Luego de meses de ensayo, se produjo el esperado estreno que cosechó opiniones favorables en crítica y público. La afluencia de éste, en una apreciable cantidad, permitió que el espectáculo se mantuviera en cartel dos años. El impacto en el campo teatral puede verificarse en los medios escritos de la época y en las entrevistas realizadas en ese momento y, con posterioridad, a referentes del teatro porteño que recuerdan la puesta como valiosa e inspiradora. No es objetivo de este breve vistazo sobre este primer Galileo Galilei en Buenos Aires realizar un análisis pormenorizado del mismo. Pero no podemos cerrar este recuerdo, a cincuenta años de la puesta, sin reproducir las palabras de Lovero, al ser entrevistado pocos días antes de presentarse la versión de Jaime Kogan, al iniciarse la postdictadura, en 1984. Decía el maestro:

Hacía muchísimo calor en aquel diciembre de 1964. Pero la sala estaba colmada de espectadores atentos y pacientes.
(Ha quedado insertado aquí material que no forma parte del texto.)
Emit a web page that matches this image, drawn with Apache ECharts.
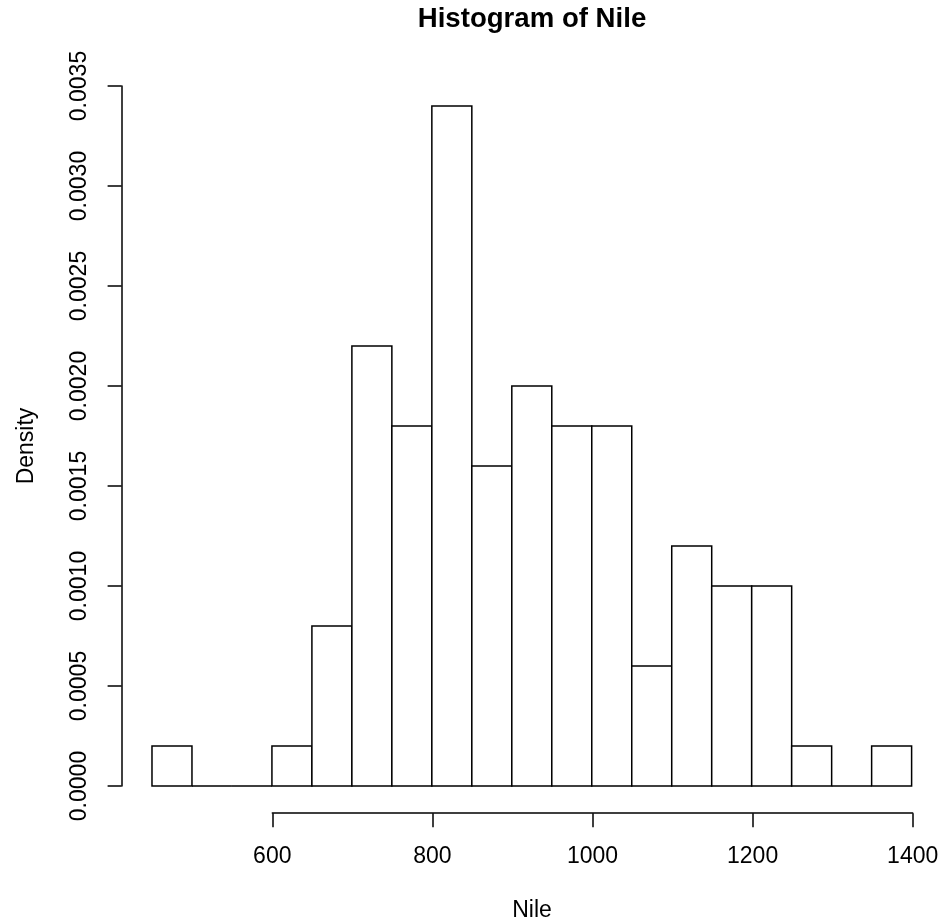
<!DOCTYPE html>
<html>
<head>
<meta charset="utf-8">
<title>Histogram of Nile</title>
<script src="https://cdn.jsdelivr.net/npm/echarts@6/dist/echarts.min.js"></script>
<style>
  html, body { margin: 0; padding: 0; background: #ffffff; }
  #chart { width: 942px; height: 924px; }
</style>
</head>
<body>
<div id="chart"></div>
<script>
// histogram bins (left / right break) and density per bin
var binStart = [450, 500, 550, 600, 650, 700, 750, 800, 850, 900, 950, 1000, 1050, 1100, 1150, 1200, 1250, 1300, 1350];
var binEnd   = [500, 550, 600, 650, 700, 750, 800, 850, 900, 950, 1000, 1050, 1100, 1150, 1200, 1250, 1300, 1350, 1400];
var density  = [0.0002, 0, 0, 0.0002, 0.0008, 0.0022, 0.0018, 0.0034, 0.0016, 0.0020, 0.0018, 0.0018, 0.0006, 0.0012, 0.0010, 0.0010, 0.0002, 0, 0.0002];

var font = '"Liberation Sans", Arial, Helvetica, sans-serif';

var bars = binStart.map(function (s, i) { return [s, binEnd[i], density[i]]; });

var chart = echarts.init(document.getElementById('chart'));

chart.setOption({
  backgroundColor: '#ffffff',
  animation: false,
  textStyle: { fontFamily: font, color: '#000' },
  grid: [
    // plot region (bars + y axis)
    { left: 121.6, right: -1, top: 86, bottom: 138 },
    // x axis sits below, only spans the pretty ticks
    { left: 272.3, right: 29.3, top: 86, bottom: 110.8 }
  ],
  xAxis: [
    { gridIndex: 0, type: 'value', min: 412, max: 1438, show: false },
    {
      gridIndex: 1, type: 'value', min: 600, max: 1400, interval: 200,
      axisLine: { show: true, lineStyle: { color: '#000', width: 1.5 } },
      axisTick: { show: true, length: 14, lineStyle: { color: '#000', width: 1.5 } },
      axisLabel: { color: '#000', fontSize: 23, fontFamily: font, margin: 32,
        formatter: function (v) { return String(v); } },
      splitLine: { show: false }
    }
  ],
  yAxis: [
    {
      gridIndex: 0, type: 'value', min: 0, max: 0.0035, interval: 0.0005,
      axisLine: { show: true, lineStyle: { color: '#000', width: 1.5 } },
      axisTick: { show: true, length: 14, lineStyle: { color: '#000', width: 1.5 } },
      axisLabel: { color: '#000', fontSize: 23, fontFamily: font, margin: 30, rotate: 90,
        formatter: function (v) { return v.toFixed(4); } },
      splitLine: { show: false }
    },
    { gridIndex: 1, type: 'value', min: 0, max: 1, show: false }
  ],
  graphic: [
    { type: 'text', x: 532, y: 19,
      style: { text: 'Histogram of Nile', font: 'bold 27.6px ' + font, fill: '#000', align: 'center', verticalAlign: 'middle' } },
    { type: 'text', x: 532, y: 911,
      style: { text: 'Nile', font: '23px ' + font, fill: '#000', align: 'center', verticalAlign: 'middle' } },
    { type: 'text', x: 27, y: 446, rotation: Math.PI / 2,
      style: { text: 'Density', font: '23px ' + font, fill: '#000', align: 'center', verticalAlign: 'middle' } }
  ],
  series: [
    {
      type: 'custom',
      xAxisIndex: 0, yAxisIndex: 0,
      data: bars,
      renderItem: function (params, api) {
        var p0 = api.coord([api.value(0), api.value(2)]);
        var p1 = api.coord([api.value(1), 0]);
        return {
          type: 'rect',
          shape: { x: p0[0], y: p0[1], width: p1[0] - p0[0], height: p1[1] - p0[1] },
          style: { fill: '#ffffff', stroke: '#000000', lineWidth: 1.5 }
        };
      }
    },
    { type: 'custom', xAxisIndex: 1, yAxisIndex: 1, data: [], renderItem: function () { return null; } }
  ]
});
</script>
</body>
</html>
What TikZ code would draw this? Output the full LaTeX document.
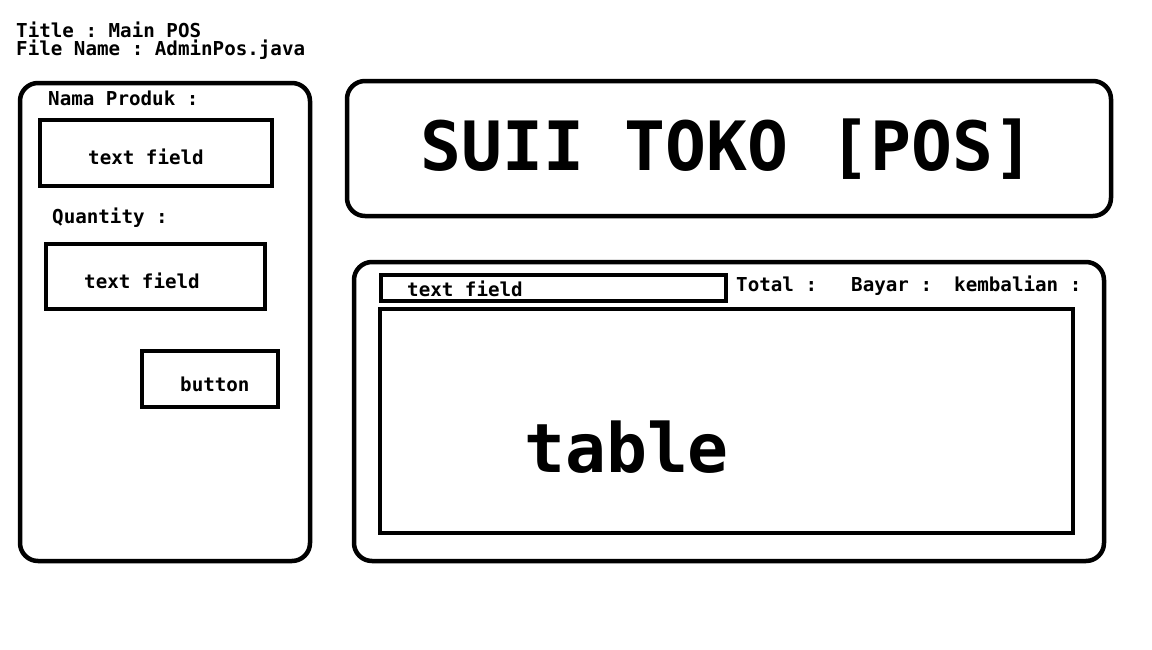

Durante los once meses que duró el espectáculo, el interés del público no decayó nunca, y cuando anunciamos la última función, quedó gente fuera y debimos continuar una semana más. (...) Sé muy bien que el mío fue el procedimiento menos ortodoxo para un personaje brechtiano; pero estoy persuadido de que el primero en dejar la ortodoxia fue el propio Brecht. Cuando comencé a frecuentar el personaje de Galileo, noté que se iba produciendo una simbiosis entre él y yo. Me sentía reflejado en sus sentimientos y lo abordé como se hace con un ser querido, ligado a uno por el afecto. Llegué a identificarme con ese antihéroe. Ingresaba en mí a través del sentimiento e imaginaba que la señora Sarti, además de ama de llaves, era una esposa morganática, y a su hijo llegué a quererlo como si lo fuera de Galileo-Brecht-Loveroviii.

Su aventura en los escenarios no se detuvo, así como su presencia en el sindicato de actores o en la lucha por una Ley Nacional para el teatro. Un artista que había seguido como principio el mismo que había movido a Brecht a ser un hombre “pleno de amor por el hombre”.


Notas

i Cita en folleto de mano, sin fecha de edición.
ii Cita en folleto de mano, sin fecha de edición.
iii Reportaje a Onofre Lovero en Revista Teatro Año 8, Nº 34, de abril de 1988, pp. 70-71.
iv Charla abierta en el Centro Cultural Devoto en septiembre del 2009.
v Suelto del 22 de agosto de 1961 conteniendo el comunicado de la U.C.T.I.
vi Revista Teatro XX, Año 1, Nº 5, Buenos Aires, 1º de octubre de 1964, p. 3.
vii Ibídem cita 2.
viii Revista Teatro, Año 5, Nº 17, septiembre de 1984, pp. 78-79.